Lunch was boxed lunches again, but apparently from a different caterer, as the boxes were different. I chose the vegetarian option again, which was half a salad sandwich plus a garden salad, the ubiquitous bag of potato chips (which I again avoided), and a choc chip cookie. No apple today, and the lunch felt smaller than yesterday, although the half sandwich was nice, on an interesting bread. Still a bit hungry, I decided to have one of the cherry danishes still sitting there from breakfast, and then what the heck, one of the apple strudel pastries.

After lunch we discussed autofocus measurement and then had presentations about various JPEG projects from invited liaison guests.

21:51

The meeting discussions done for the day, we travelled over to the Apple Park Visitor Centre, where Paul had arranged for us to get a tour of the Visitor Centre. This was a building with a floor plan shaped like an iPhone, with rounded corners, all the walls made of glass, with a wooden ceiling and marble floors and staircases and interior walls.

Apple Park Visitor Centre
Apple Park Visitor Centre

One end held a table model of Apple Park, showing only the geometry of the land and the building, overlaid with a grid pattern. Staff were handing out iPads which people could use to view the model in augmented reality, overlaid with textures, landscaping, and interactive cutaways of the buildings.

Augmented reality Apple Park
Augmented reality at Apple Park Visitor Centre

The middle section was an Apple Store with some exclusive items and a huge 8k video screen, which looked very impressive. The other end was a cafe, serving coffee and drinks and selling chocolate. Paul gave us all a $10 voucher. I didn’t want coffee, so got two small blocks of chocolate, a brand called Domori. I got an 80% cocoa dark chocolate, and a white chocolate with spearmint. I ate the dark there and saved the white for back at my hotel after dinner.

Monkey Mac
Apple store at Apple Park Visitor Centre

We ended the tour on the roof of the centre, looking across the road at Apple Park. Then Paul took us over there and into the security entrance where we got ID passes. Paul informed us that photography was strictly prohibited within the Apple Park grounds. Then Paul led us into the landscaped property and over to the Steve Jobs Theatre, which is an amazing structure. It’s circular, with glass walls and a wooden roof, with nothing holding up the roof but the glass, surrounding a completely blank central floor of white marble. I was a bit stymied as to where the actual theatre part was, but realised later that the floor we could see was probably the ceiling of the theatre, with the seating and stage beneath, as there were some stairs and a glass lift that descended into the ground.
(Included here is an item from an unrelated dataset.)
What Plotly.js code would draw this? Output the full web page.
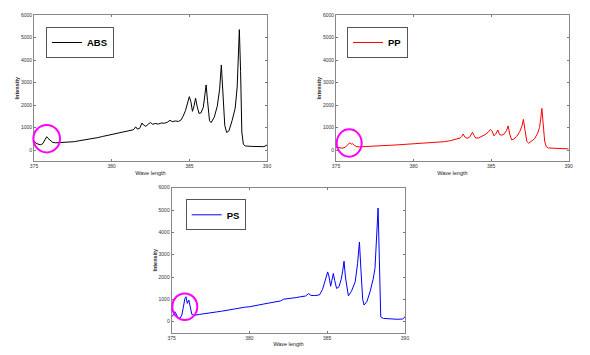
<!DOCTYPE html>
<html>
<head>
<meta charset="utf-8">
<script src="https://cdn.plot.ly/plotly-3.0.1.min.js"></script>
<style>html,body{margin:0;padding:0;background:#fff;}#chart{width:590px;height:355px;}</style>
</head>
<body>
<div id="chart"></div>
<script>
// ---- data ----
const seriesNames = ["ABS", "PP", "PS"];
const xTicks = [375, 380, 385, 390];
const yTicks = [0, 1000, 2000, 3000, 4000, 5000, 6000];

const absX = [375.00,375.08,375.2,375.4,375.55,375.7,375.82,375.9,376.0,376.1,376.2,376.4,376.6,376.8,377.0,377.3,377.6,377.9,378.2,378.5,378.8,379.1,379.4,379.6,379.8,380.0,380.2,380.4,380.6,380.8,381.0,381.2,381.4,381.55,381.65,381.8,381.95,382.05,382.2,382.35,382.5,382.65,382.8,383.0,383.2,383.4,383.6,383.75,383.9,384.1,384.3,384.45,384.6,384.75,384.9,385.0,385.1,385.2,385.3,385.4,385.5,385.62,385.75,385.9,386.0,386.08,386.17,386.3,386.4,386.6,386.8,386.95,387.06,387.15,387.28,387.4,387.55,387.75,387.95,388.08,388.15,388.22,388.3,388.38,388.48,388.6,389.0,389.5,389.8,390.0];
const absY = [420,330,280,230,270,420,590,520,450,380,340,320,330,320,340,355,370,410,440,470,510,550,600,630,660,690,710,740,770,800,830,860,900,1030,930,960,1200,1110,1050,1150,1220,1140,1180,1150,1200,1190,1240,1320,1260,1290,1270,1320,1500,1750,2150,2370,2150,1720,1950,2300,1950,1630,1650,1900,2450,2890,2200,1300,1220,1450,1950,2700,3780,2500,1100,780,850,1300,1850,2800,3800,5350,3500,800,250,180,160,150,150,220];

const ppX = [375.0,375.2,375.4,375.6,375.75,375.88,375.98,376.08,376.2,376.35,376.5,377.0,377.5,378.0,378.5,379.0,379.5,380.0,380.5,381.0,381.5,382.0,382.4,382.8,383.0,383.1,383.2,383.3,383.45,383.6,383.72,383.8,383.9,384.0,384.2,384.4,384.6,384.8,384.95,385.05,385.18,385.3,385.43,385.55,385.7,385.85,386.0,386.1,386.2,386.32,386.45,386.65,386.85,386.98,387.08,387.18,387.3,387.42,387.6,387.8,388.0,388.12,388.2,388.27,388.35,388.45,388.55,388.7,389.0,389.5,390.0];
const ppY = [130,100,80,120,230,320,260,280,200,150,140,150,170,190,210,230,250,270,290,320,340,370,420,480,530,600,710,580,520,560,700,790,650,530,540,600,680,780,910,860,630,720,890,680,660,720,880,1070,700,450,480,600,830,1050,1360,900,380,300,380,500,750,1000,1400,1850,1200,400,150,90,80,60,50];

const psX = [375.0,375.1,375.2,375.3,375.42,375.53,375.65,375.75,375.85,375.92,376.0,376.1,376.18,376.3,376.45,376.6,376.8,377.0,377.3,377.6,377.9,378.2,378.5,378.8,379.1,379.4,379.7,380.0,380.3,380.6,380.9,381.2,381.5,381.8,382.0,382.2,382.5,382.8,383.0,383.3,383.6,383.8,383.95,384.2,384.5,384.7,384.86,385.03,385.12,385.22,385.3,385.39,385.48,385.6,385.75,385.9,386.0,386.08,386.17,386.3,386.36,386.55,386.8,386.95,387.07,387.17,387.28,387.37,387.55,387.75,387.95,388.07,388.17,388.27,388.35,388.44,388.6,389.0,389.5,389.85,390.0];
const psY = [220,300,450,330,180,150,300,650,1050,1120,820,970,700,320,290,320,330,350,370,400,440,470,510,550,590,610,650,670,720,760,790,830,880,930,930,1010,1030,1070,1080,1120,1150,1260,1180,1170,1200,1450,1790,2230,2000,1590,1850,2160,1850,1490,1560,1900,2300,2710,2000,1250,1160,1350,1790,2600,3570,2300,1000,745,900,1340,1900,2380,3500,5090,2800,220,150,120,110,120,220];

const colors = ["#000000", "#ff0000", "#0000ff"];

// ---- layout helpers ----
const W = 590, H = 355;
const px = v => v / W;
const py = v => 1 - v / H;

const tickFont = {family: "Liberation Sans, Arial, sans-serif", size: 5, color: "#333"};
const titleFont = {family: "Liberation Sans, Arial, sans-serif", size: 5.5, color: "#222"};

function xAxis(domain, anchor) {
  return {domain: domain, anchor: anchor, range: [375, 390], tickvals: xTicks, ticktext: xTicks.map(String),
    ticks: "inside", ticklen: 2, tickcolor: "#777", showline: true, linecolor: "#888", linewidth: 1, mirror: "ticks",
    showgrid: false, zeroline: false, tickfont: tickFont,
    title: {text: "Wave length", font: titleFont, standoff: 2}};
}
function yAxis(domain, anchor) {
  return {domain: domain, anchor: anchor, range: [-500, 6000], tickvals: yTicks, ticktext: yTicks.map(String),
    ticks: "inside", ticklen: 2, tickcolor: "#777", showline: true, linecolor: "#888", linewidth: 1, mirror: "ticks",
    showgrid: false, zeroline: false, tickfont: tickFont,
    title: {text: "<b>Intensity</b>", font: titleFont, standoff: 0}};
}

const traces = [
  {x: absX, y: absY, xaxis: "x", yaxis: "y", legend: "legend", name: seriesNames[0], type: "scatter", mode: "lines", line: {color: colors[0], width: 1}},
  {x: ppX, y: ppY, xaxis: "x2", yaxis: "y2", legend: "legend2", name: seriesNames[1], type: "scatter", mode: "lines", line: {color: colors[1], width: 1}},
  {x: psX, y: psY, xaxis: "x3", yaxis: "y3", legend: "legend3", name: seriesNames[2], type: "scatter", mode: "lines", line: {color: colors[2], width: 1}}
];

const legFont = {family: "Liberation Sans, Arial, sans-serif", size: 9.5, color: "#000", weight: "bold"};
function leg(x, y) {
  return {x: px(x), y: py(y), xanchor: "left", yanchor: "top", xref: "paper", yref: "paper",
    bordercolor: "#555", borderwidth: 1, bgcolor: "#fff", font: legFont, itemwidth: 30, tracegroupgap: 0};
}

function circ(cx, cy, rx, ry) {
  return {type: "circle", xref: "paper", yref: "paper", x0: px(cx - rx), x1: px(cx + rx), y0: py(cy + ry), y1: py(cy - ry),
    line: {color: "#ff00ff", width: 2}};
}

const layout = {
  width: W, height: H, margin: {l: 0, r: 0, t: 0, b: 0}, paper_bgcolor: "#fff", plot_bgcolor: "#fff",
  showlegend: true,
  xaxis: xAxis([px(34), px(267)], "y"),
  yaxis: yAxis([py(161.25), py(15)], "x"),
  xaxis2: xAxis([px(336), px(568.7)], "y2"),
  yaxis2: yAxis([py(161.25), py(15)], "x2"),
  xaxis3: xAxis([px(171.7), px(405)], "y3"),
  yaxis3: yAxis([py(332.9), py(187.7)], "x3"),
  legend: leg(46, 27),
  legend2: leg(347, 27),
  legend3: leg(185.7, 199.3),
  shapes: [circ(46.7, 138.7, 13.3, 13.7), circ(349.2, 143, 12.5, 13.7), circ(184.8, 306.7, 12.5, 13.3)]
};

Plotly.newPlot("chart", traces, layout, {displayModeBar: false, staticPlot: true});
</script>
</body>
</html>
View of Apple Park spaceship
View of Apple Park “spaceship” from Apple Park Visitor Centre

We walked further across the landscaping to the main “spaceship” building, which is enormous. It’s four storeys high, with fairly high ceilings on each floor, but the height looks small compared to the circumference. We passed through the ring into the central courtyard, which is so large that you can’t see across it to the other side because of the hills and trees in there. You could actually get lost inside the central courtyard area and die of exposure overnight!
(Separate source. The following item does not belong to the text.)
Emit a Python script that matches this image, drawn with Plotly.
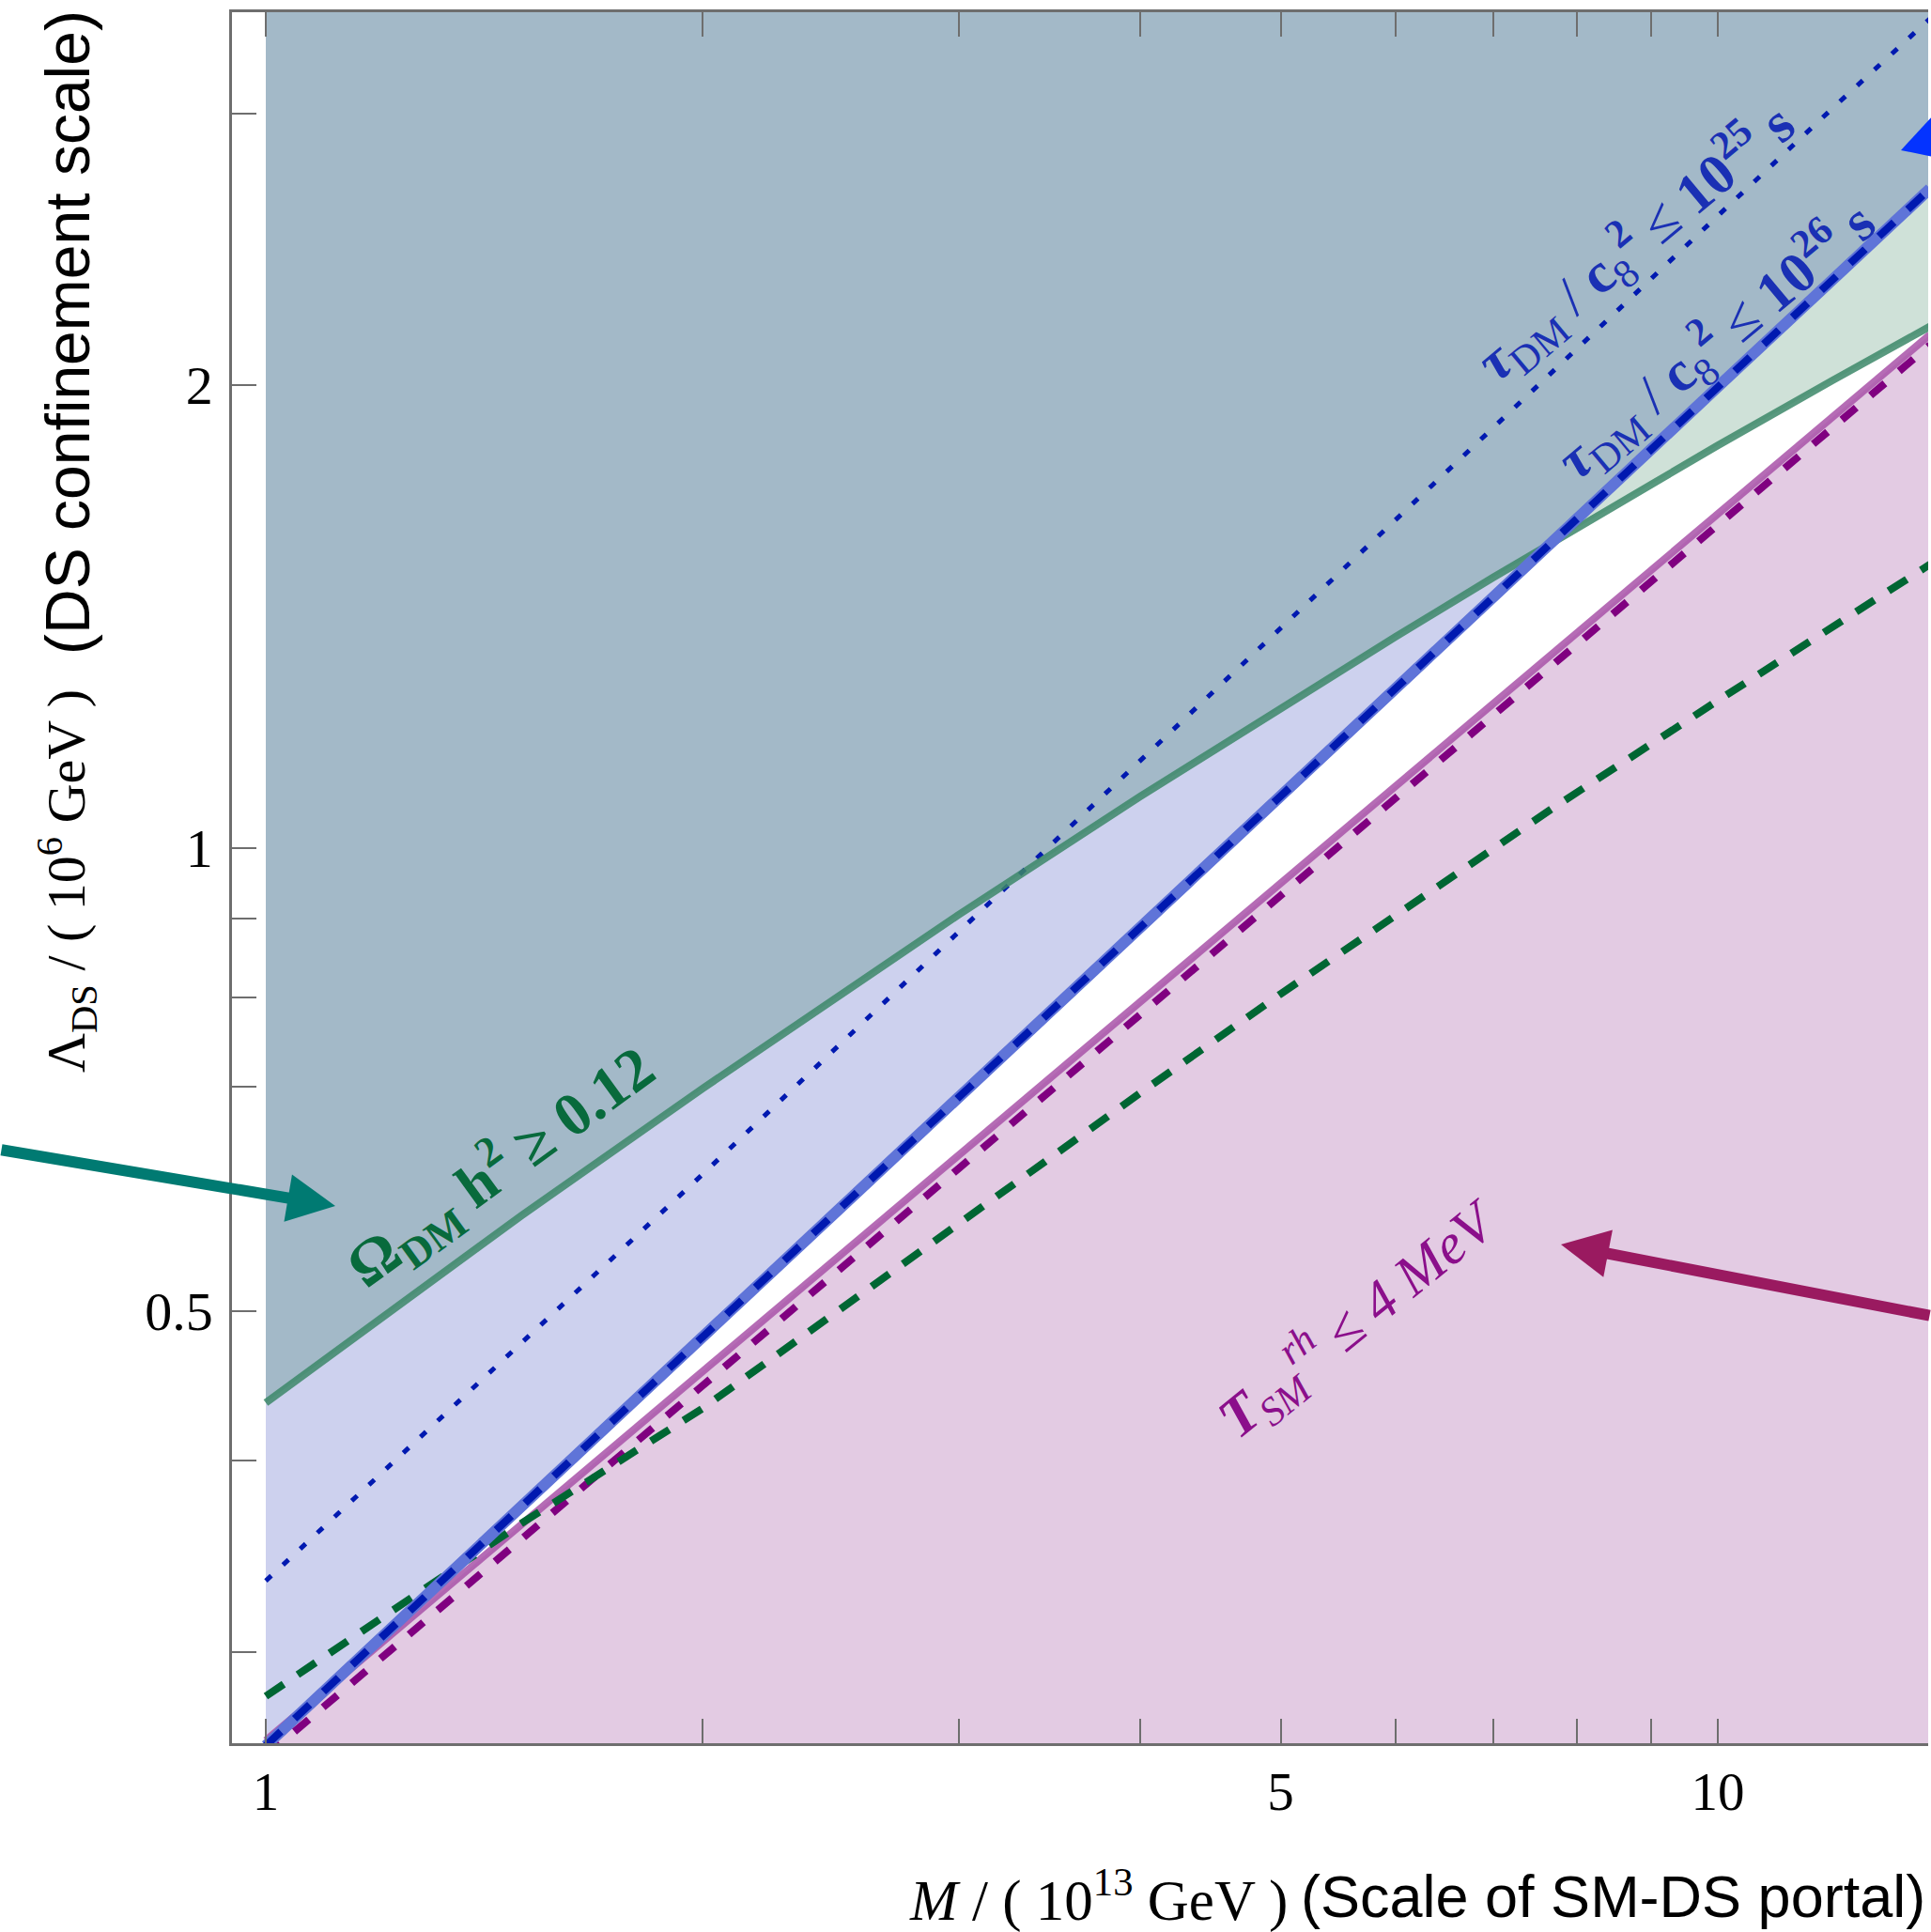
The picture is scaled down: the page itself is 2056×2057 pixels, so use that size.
import numpy as np
import plotly.graph_objects as go

# ---------------- data ----------------
# x: M / (1e13 GeV); y: Lambda_DS / (1e6 GeV)
M = [1, 1.5, 2, 3, 4, 5, 6, 7, 7.69, 10, 12, 14]
omega_bound = [0.436, 0.577, 0.698, 0.905, 1.080, 1.234, 1.372, 1.499, 1.580, 1.827, 2.014, 2.183]   # Omega h^2 = 0.12 (solid green)
tau26_bound = [0.261, 0.373, 0.481, 0.688, 0.888, 1.081, 1.270, 1.455, 1.580, 1.994, 2.342, 2.683]   # tau/c8^2 = 1e26 s (blue dashed)
tau25_bound = [0.334, 0.4765, 0.614, 0.882, 1.140, 1.391, 1.636, 1.877, 2.040, 2.576, 3.027, 3.460]  # tau/c8^2 = 1e25 s (blue dotted)
trh_bound = [0.263, 0.3635, 0.457, 0.632, 0.794, 0.949, 1.097, 1.240, 1.337, 1.648, 1.906, 2.156]    # T_rh = 4 MeV (pink solid)
trh_alt = [0.257, 0.356, 0.4475, 0.619, 0.779, 0.932, 1.078, 1.219, 1.315, 1.622, 1.877, 2.123]      # purple dashed
omega_alt = [0.281, 0.364, 0.4325, 0.571, 0.693, 0.804, 0.905, 1.000, 1.061, 1.247, 1.394, 1.529]   # green dashed

x_ticks = [1, 5, 10]
x_ticktext = ['1', '5', '10']
x_minor = [2, 3, 4, 6, 7, 8, 9]
y_ticks = [0.5, 1, 2]
y_ticktext = ['0.5', '1', '2']
y_minor = [0.3, 0.4, 0.6, 0.7, 0.8, 0.9, 3]

# ---------------- layout geometry ----------------
W, H = 2056, 2057
ML, MR, MT, MB = 247, 3, 13, 201
PW, PH = W - ML - MR, H - MT - MB


def px(x, y):
    """pixel position -> paper coordinates (for annotations only)"""
    return (x - ML) / PW, (H - MB - y) / PH


upper = np.maximum(np.array(omega_bound), np.array(tau26_bound))
bottom = [0.2] * len(M)
top = [4.0] * len(M)

fig = go.Figure()


def band(lower, upper_, color):
    fig.add_trace(go.Scatter(x=M, y=list(lower), mode='lines', line=dict(width=0),
                             hoverinfo='skip', showlegend=False))
    fig.add_trace(go.Scatter(x=M, y=list(upper_), mode='lines', line=dict(width=0),
                             fill='tonexty', fillcolor=color, hoverinfo='skip', showlegend=False))


band(bottom, trh_bound, '#e3cbe3')          # T_rh excluded
band(tau26_bound, upper, '#cdd1ee')         # lifetime excluded only
band(omega_bound, upper, '#cfe1d8')         # relic excluded only
band(upper, top, '#a3b9c8')                 # both excluded


def line(y, color, width, dash='solid'):
    fig.add_trace(go.Scatter(x=M, y=y, mode='lines',
                             line=dict(color=color, width=width, dash=dash),
                             hoverinfo='skip', showlegend=False))


line(trh_bound, 'rgba(168,82,168,0.85)', 8)
line(trh_alt, '#800080', 8, '20px,20px')
line(omega_alt, '#006633', 8, '23px,18px')
line(tau25_bound, '#0019b0', 5, '8px,17px')
line(omega_bound, 'rgba(60,135,105,0.85)', 8)
line(tau26_bound, '#5f74d8', 12)
line(tau26_bound, '#0019b0', 8, '22px,20px')

axis_col = '#6e6e6e'
tick_style = dict(ticks='inside', ticklen=26, tickwidth=2, tickcolor=axis_col)
fig.update_xaxes(type='log', range=[-0.02329, 1.14489], tickvals=x_ticks, ticktext=x_ticktext,
                 minor=dict(tickvals=x_minor, showgrid=False, **tick_style),
                 showline=True, linecolor=axis_col, linewidth=2.5, mirror='ticks',
                 showgrid=False, zeroline=False,
                 tickfont=dict(family='Liberation Serif', size=57, color='black'), **tick_style)
fig.update_yaxes(type='log', range=[-0.5818, 0.5433], tickvals=y_ticks, ticktext=y_ticktext,
                 minor=dict(tickvals=y_minor, showgrid=False, **tick_style),
                 showline=True, linecolor=axis_col, linewidth=2.5, mirror=False,
                 showgrid=False, zeroline=False, ticklabelstandoff=6,
                 tickfont=dict(family='Liberation Serif', size=58, color='black'), **tick_style)

ann = []


def text(xp, yp, t, size, color, angle=0, family='Liberation Serif', xanchor='center'):
    x, y = px(xp, yp)
    ann.append(dict(x=x, y=y, xref='paper', yref='paper', text=t, showarrow=False,
                    textangle=angle, xanchor=xanchor, yanchor='middle',
                    font=dict(family=family, size=size, color=color)))


def arrow(tipx, tipy, ax, ay, color, width=12, size=0.85):
    x, y = px(tipx, tipy)
    ann.append(dict(x=x, y=y, xref='paper', yref='paper', text='', showarrow=True,
                    ax=ax, ay=ay, arrowhead=2, arrowsize=size, arrowwidth=width,
                    arrowcolor=color, standoff=0))


text(532, 1242, '<b>Ω<sub>DM</sub> h<sup>2</sup> ≥ 0.12</b>', 65, '#086a3c', -36)
text(1741, 258, '<b><i>τ</i></b><sub>DM</sub> / <b>c</b><sub>8</sub><sup><b>2</b></sup> ≤ <b>10<sup>25</sup> s</b>',
     61, '#1a30b4', -40)
text(1826, 362, '<b><i>τ</i></b><sub>DM</sub> / <b>c</b><sub>8</sub><sup><b>2</b></sup> ≤ <b>10<sup>26</sup> s</b>',
     61, '#1a30b4', -40)
text(1445, 1403, '<b><i>T</i></b><sub><i>SM</i></sub><sup><i>rh</i></sup> ≤ <i>4 MeV</i>', 61, '#8b0f8b', -39)

# axis titles
text(71, 938, 'Λ<sub>DS</sub> / ( 10<sup>6</sup> GeV )', 58, 'black', -90)
text(72, 354, '(DS confinement scale)', 66, 'black', -90, family='Liberation Sans')
text(966, 2019, '<i>M</i> / ( 10<sup>13</sup> GeV )', 61, 'black', 0, xanchor='left')
text(1383, 2019, '(Scale of SM-DS portal)', 63, 'black', 0, family='Liberation Sans', xanchor='left')

# arrows
arrow(357, 1284, -377, -60, '#007a72')
arrow(1662, 1325, 420, 76, '#9a1a60')

# blue arrow: only its head is visible at the right edge (tail lies outside the figure)
tip = np.array([2024.0, 160.0])
u = np.array([np.cos(np.radians(18)), -np.sin(np.radians(18))])
n = np.array([-u[1], u[0]])
base = tip + 47 * u
c1, c2 = base + 26.5 * n, base - 26.5 * n
pts = [px(*tip), px(*c1), px(*c2)]
path = 'M {} {} L {} {} L {} {} Z'.format(*[v for p in pts for v in p])

fig.update_layout(width=W, height=H, margin=dict(l=ML, r=MR, t=MT, b=MB, pad=0),
                  plot_bgcolor='white', paper_bgcolor='white', annotations=ann,
                  shapes=[dict(type='path', xref='paper', yref='paper', path=path,
                               fillcolor='#0433ff', line=dict(width=0), layer='above')],
                  showlegend=False)

fig.write_html('out.html')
We entered the ring again further along the circumference and found a bunch of meeting rooms with names on an astronomy theme: Black Hole room, Binary Star, Red Giant, etc. We entered a presentation room and sat at the rows of desks. We were there to listen to Jon McCormack as mentioned above. He talked about the four steps of photography: capture, selection, editing, and sharing, and how new technology can assist each step, leaving the photographer to concentrate on the artistic and personal expression processes rather than the technical steps. He showed examples of his photography and how he applied these principles to his work. It was a really good talk, and very inspiring. The other amazing thing was how gorgeous the presentation audiovisual equipment was. His slides were shown on a large screen which didn’t even look like a screen – it just looked like a black wall. But when he showed slides, they appeared like magic, well illuminated, in ultra high resolution. I couldn’t see any visible pixelation of the images at all. And the room was whisper quiet, with no sound of a projector or fans whatsoever. I couldn’t even work out what technology the screen was using: possibly rear projection, or maybe just a giant ultra high definition LCD screen.

New Port Chinese
Dinner at New Port Chinese Restaurant

Following the talk I walked home via New Port Restaurant where I had potstickers and kung pao chicken with rice. The chicken dish was good, but arrived before the potstickers which were meant to be an appetiser, and I had to remind the waiter that I’d ordered rice as well. I found the potstickers a bit gluggy and slightly unpleasing in flavour. Overall I wouldn’t say the place was very good. After eating I walked back the rest of the way to the hotel to retire for the night.